Charles K. Armstrong
Korea Foundation Professor of Korean Studies in the Social Sciences
Columbia University
Korea Foundation Professor of Korean Studies in the Social Sciences
Columbia University
Professor Armstrong’s is the author of Tyranny of the Weak: North Korea and the World, 1950–1990 (Cornell University Press). He is also author of the Modern East Asia volume for the Wiley-Blackwell series Concise History of the Modern World, published in 2014. His next research project is concerned with trans-Pacific Cold War culture and U.S.-East Asian relations.

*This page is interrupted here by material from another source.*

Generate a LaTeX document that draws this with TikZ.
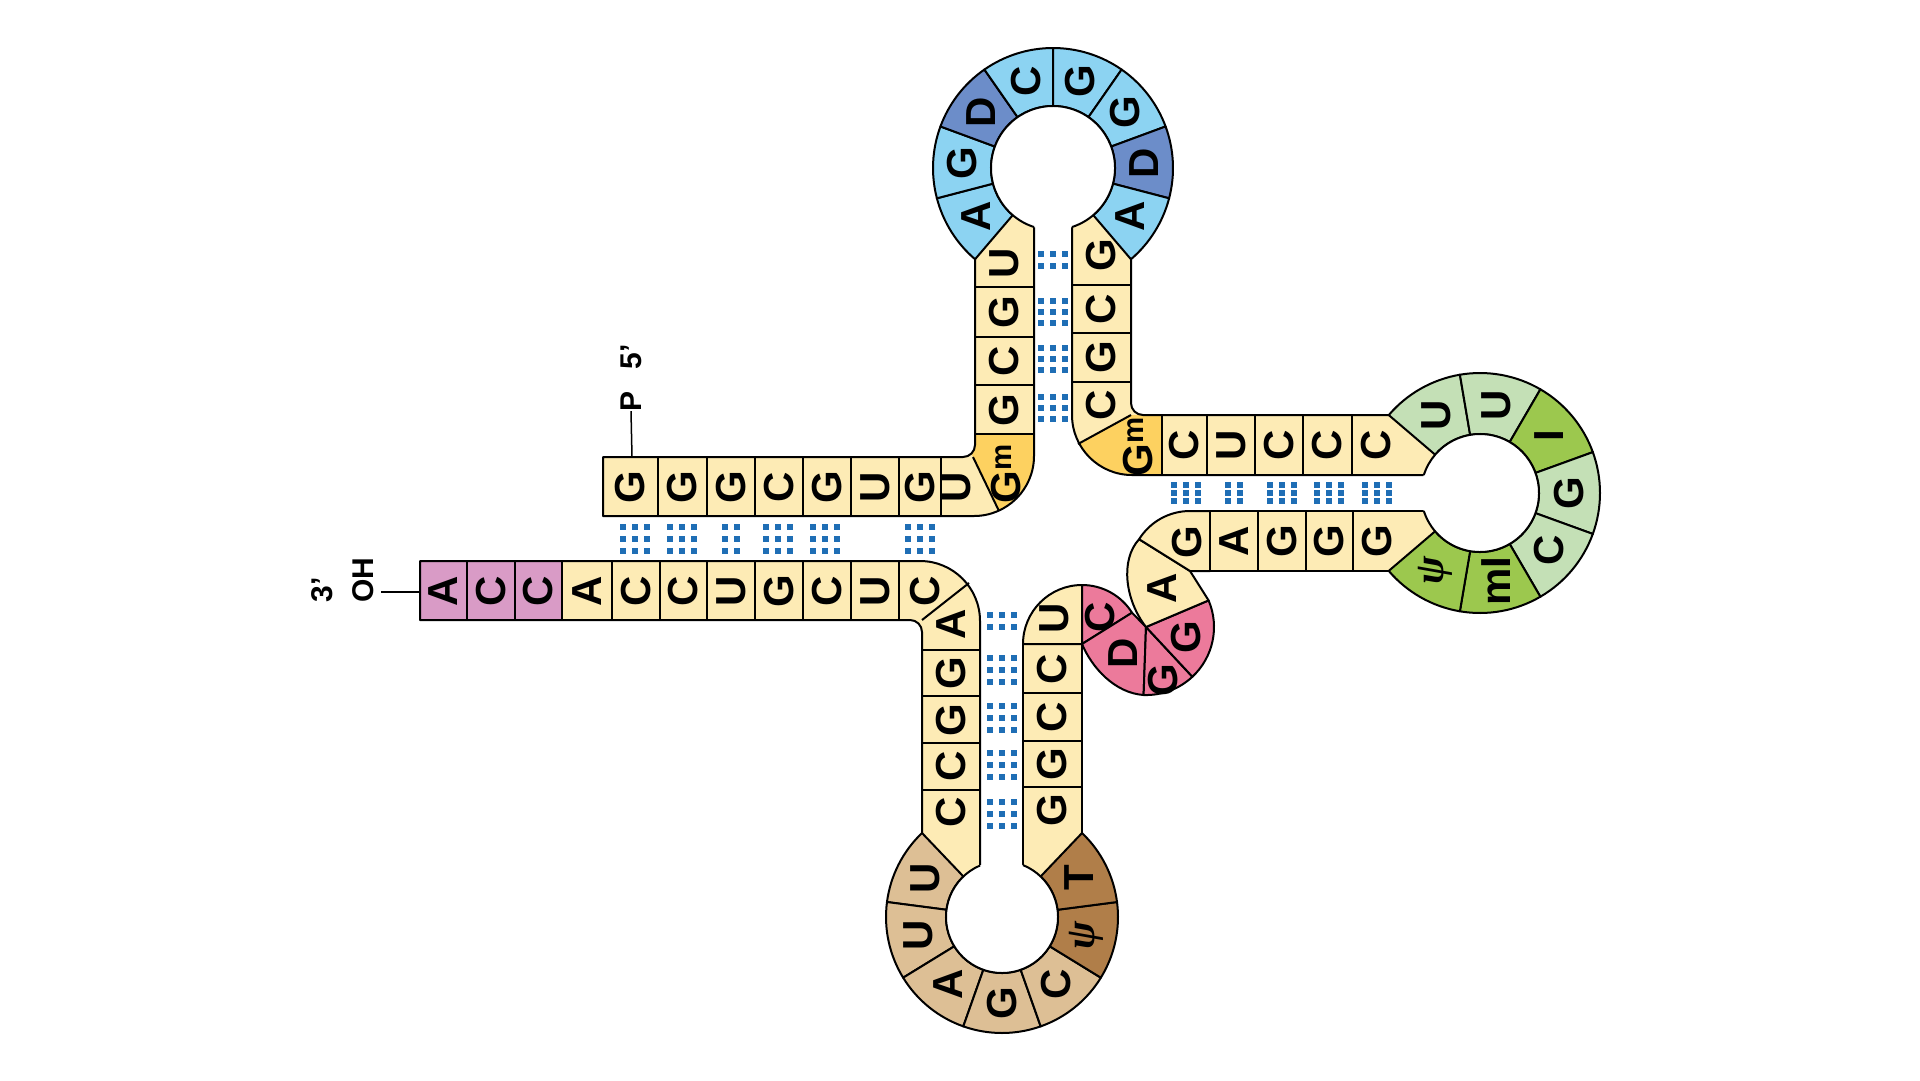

Professor Armstrong’s recent books include The Koreas (Routledge, 2007); Puk Chosŏn Tansaeng, the Korean translation of The North Korean Revolution, 1945–1950 (Seoul: Booksea, 2006; originally Cornell University Press, 2003); Korea at the Center: Dynamics of Regionalism in Northeast Asia (M. E. Sharpe, 2006, coeditor); and Korean Society: Civil Society, Democracy, and the State (Routledge, 2002, editor; 2nd edition, 2006). Professor Armstrong teaches courses on Korean history, U.S.–East Asian relations, the Vietnam War, and approaches to international and global history. He is a frequent commentator in the U.S. and foreign mass media on contemporary Korean, East Asian, and Asian-American affairs. Professor Armstrong received his BA from Yale, MA from the London School of Economics, and PhD from the University of Chicago.